*Task objective*. Repeat the data word for word. Do not include the pictures.

*Raw data*.
--- BEGIN ---

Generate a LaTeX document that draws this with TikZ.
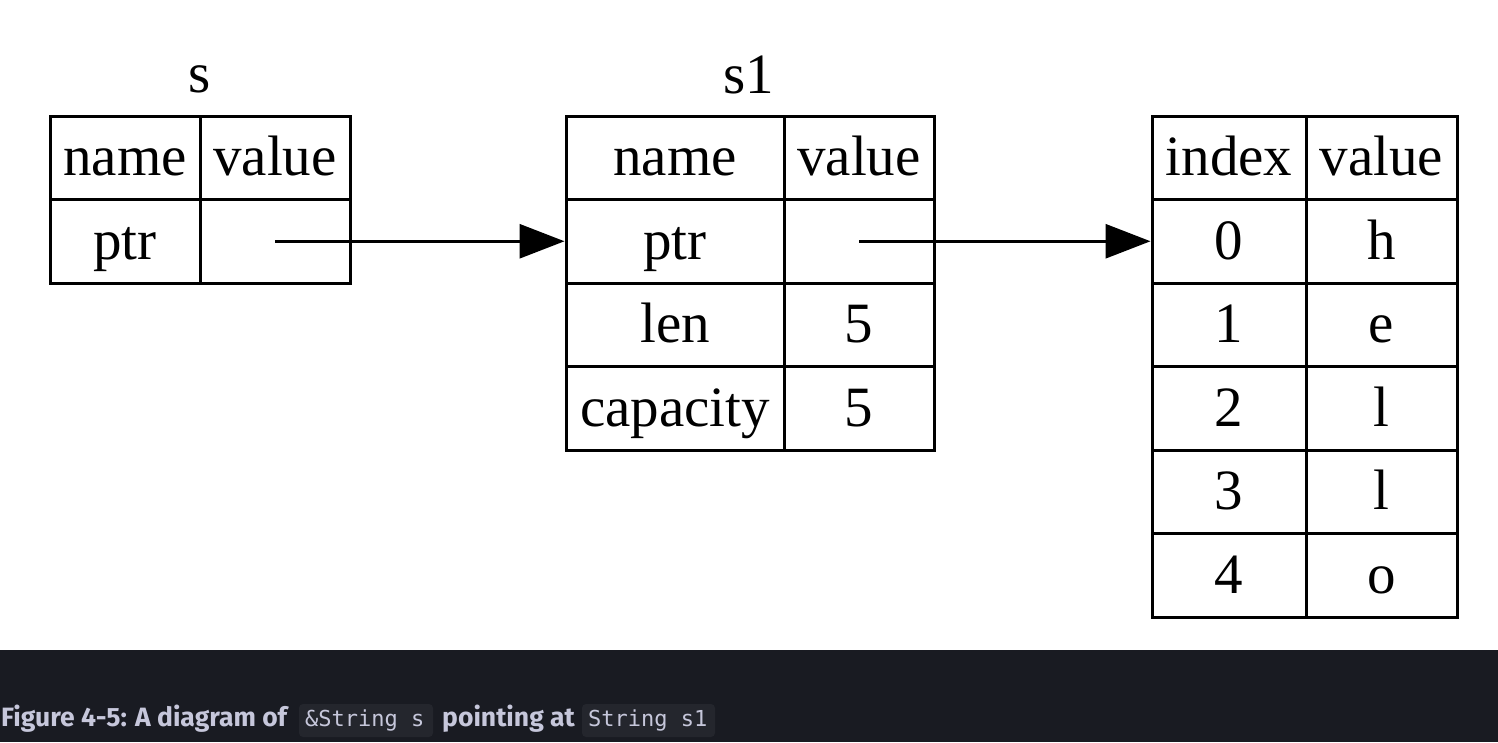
\documentclass[tikz,border=0pt]{standalone}
\usepackage{fontspec}
\setmainfont{Liberation Serif}
\newfontfamily\capfont{Fira Sans}
\newfontfamily\codefont{DejaVu Sans Mono}
\usetikzlibrary{arrows.meta}
\definecolor{barbg}{HTML}{191B22}
\definecolor{codebg}{HTML}{24262D}
\definecolor{captext}{HTML}{C6C7DB}
\begin{document}
\begin{tikzpicture}[x=1pt,y=-1pt,
  cell/.style={draw, line width=3pt, inner sep=0pt, minimum height=83.5pt,
    text height=50pt, text depth=14pt, font=\fontsize{57}{60}\selectfont},
  lbl/.style={anchor=base, inner sep=0pt, font=\fontsize{57}{60}\selectfont},
  ptrarrow/.style={line width=3pt, -{Triangle[length=45pt,width=34pt]}},
  captxt/.style={anchor=base west, inner sep=0pt, text=captext, font=\capfont\bfseries\fontsize{26.5}{30}\selectfont},
  codetxt/.style={anchor=base west, inner sep=0pt, text=captext, font=\codefont\fontsize{22}{26}\selectfont},
  codebox/.style={fill=codebg, rounded corners=4pt}]
\useasboundingbox (0,0) rectangle (1498,742);
% table s
\node[lbl] (slabel) at (200,92) {s};
\node[cell, minimum width=150pt] (sh1) at (125,157.75) {name};
\node[cell, minimum width=150pt] (sh2) at (275,157.75) {value};
\node[cell, minimum width=150pt] (sn) at (125,241.25) {ptr};
\node[cell, minimum width=150pt] (sv) at (275,241.25) {};
% table s1
\node[lbl] (s1label) at (749,93) {s1};
\node[cell, minimum width=218pt] (ah1) at (675,157.75) {name};
\node[cell, minimum width=150pt] (ah2) at (859,157.75) {value};
\node[cell, minimum width=218pt] (an1) at (675,241.25) {ptr};
\node[cell, minimum width=150pt] (av1) at (859,241.25) {};
\node[cell, minimum width=218pt] (an2) at (675,324.75) {len};
\node[cell, minimum width=150pt] (av2) at (859,324.75) {5};
\node[cell, minimum width=218pt] (an3) at (675,408.25) {capacity};
\node[cell, minimum width=150pt] (av3) at (859,408.25) {5};
% heap table
\node[cell, minimum width=154pt] (bh1) at (1229,157.75) {index};
\node[cell, minimum width=151pt] (bh2) at (1381.5,157.75) {value};
\node[cell, minimum width=154pt] (bi0) at (1229,241.25) {0};
\node[cell, minimum width=151pt] (bv0) at (1381.5,241.25) {h};
\node[cell, minimum width=154pt] (bi1) at (1229,324.75) {1};
\node[cell, minimum width=151pt] (bv1) at (1381.5,324.75) {e};
\node[cell, minimum width=154pt] (bi2) at (1229,408.25) {2};
\node[cell, minimum width=151pt] (bv2) at (1381.5,408.25) {l};
\node[cell, minimum width=154pt] (bi3) at (1229,491.75) {3};
\node[cell, minimum width=151pt] (bv3) at (1381.5,491.75) {l};
\node[cell, minimum width=154pt] (bi4) at (1229,575.25) {4};
\node[cell, minimum width=151pt] (bv4) at (1381.5,575.25) {o};
% arrows
\draw[ptrarrow] (sv.center) -- (an1.west);
\draw[ptrarrow] (av1.center) -- (bi0.west);
% caption bar
\fill[barbg] (0,650) rectangle (1498,742);
\fill[codebox] (299,704) rectangle (433,737);
\fill[codebox] (582,704) rectangle (715,737);
\node[captxt] (cap1) at (1,726) {Figure 4-5: A diagram of};
\node[codetxt] (code1) at (305,726) {\&String s};
\node[captxt] (cap2) at (442,726) {pointing at};
\node[codetxt] (code2) at (588,726) {String s1};
\end{tikzpicture}
\end{document}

--- END ---

*Written response*.
Generate a LaTeX document that draws this with TikZ.
\documentclass[tikz,border=0pt]{standalone}
\usepackage{fontspec}
\setmainfont{Liberation Serif}
\newfontfamily\capfont{Fira Sans}
\newfontfamily\codefont{DejaVu Sans Mono}
\usetikzlibrary{arrows.meta}
\definecolor{barbg}{HTML}{191B22}
\definecolor{codebg}{HTML}{24262D}
\definecolor{captext}{HTML}{C6C7DB}
\begin{document}
\begin{tikzpicture}[x=1pt,y=-1pt,
  cell/.style={draw, line width=3pt, inner sep=0pt, minimum height=83.5pt,
    text height=50pt, text depth=14pt, font=\fontsize{57}{60}\selectfont},
  lbl/.style={anchor=base, inner sep=0pt, font=\fontsize{57}{60}\selectfont},
  ptrarrow/.style={line width=3pt, -{Triangle[length=45pt,width=34pt]}},
  captxt/.style={anchor=base west, inner sep=0pt, text=captext, font=\capfont\bfseries\fontsize{26.5}{30}\selectfont},
  codetxt/.style={anchor=base west, inner sep=0pt, text=captext, font=\codefont\fontsize{22}{26}\selectfont},
  codebox/.style={fill=codebg, rounded corners=4pt}]
\useasboundingbox (0,0) rectangle (1498,742);
% table s
\node[lbl] (slabel) at (200,92) {s};
\node[cell, minimum width=150pt] (sh1) at (125,157.75) {name};
\node[cell, minimum width=150pt] (sh2) at (275,157.75) {value};
\node[cell, minimum width=150pt] (sn) at (125,241.25) {ptr};
\node[cell, minimum width=150pt] (sv) at (275,241.25) {};
% table s1
\node[lbl] (s1label) at (749,93) {s1};
\node[cell, minimum width=218pt] (ah1) at (675,157.75) {name};
\node[cell, minimum width=150pt] (ah2) at (859,157.75) {value};
\node[cell, minimum width=218pt] (an1) at (675,241.25) {ptr};
\node[cell, minimum width=150pt] (av1) at (859,241.25) {};
\node[cell, minimum width=218pt] (an2) at (675,324.75) {len};
\node[cell, minimum width=150pt] (av2) at (859,324.75) {5};
\node[cell, minimum width=218pt] (an3) at (675,408.25) {capacity};
\node[cell, minimum width=150pt] (av3) at (859,408.25) {5};
% heap table
\node[cell, minimum width=154pt] (bh1) at (1229,157.75) {index};
\node[cell, minimum width=151pt] (bh2) at (1381.5,157.75) {value};
\node[cell, minimum width=154pt] (bi0) at (1229,241.25) {0};
\node[cell, minimum width=151pt] (bv0) at (1381.5,241.25) {h};
\node[cell, minimum width=154pt] (bi1) at (1229,324.75) {1};
\node[cell, minimum width=151pt] (bv1) at (1381.5,324.75) {e};
\node[cell, minimum width=154pt] (bi2) at (1229,408.25) {2};
\node[cell, minimum width=151pt] (bv2) at (1381.5,408.25) {l};
\node[cell, minimum width=154pt] (bi3) at (1229,491.75) {3};
\node[cell, minimum width=151pt] (bv3) at (1381.5,491.75) {l};
\node[cell, minimum width=154pt] (bi4) at (1229,575.25) {4};
\node[cell, minimum width=151pt] (bv4) at (1381.5,575.25) {o};
% arrows
\draw[ptrarrow] (sv.center) -- (an1.west);
\draw[ptrarrow] (av1.center) -- (bi0.west);
% caption bar
\fill[barbg] (0,650) rectangle (1498,742);
\fill[codebox] (299,704) rectangle (433,737);
\fill[codebox] (582,704) rectangle (715,737);
\node[captxt] (cap1) at (1,726) {Figure 4-5: A diagram of};
\node[codetxt] (code1) at (305,726) {\&String s};
\node[captxt] (cap2) at (442,726) {pointing at};
\node[codetxt] (code2) at (588,726) {String s1};
\end{tikzpicture}
\end{document}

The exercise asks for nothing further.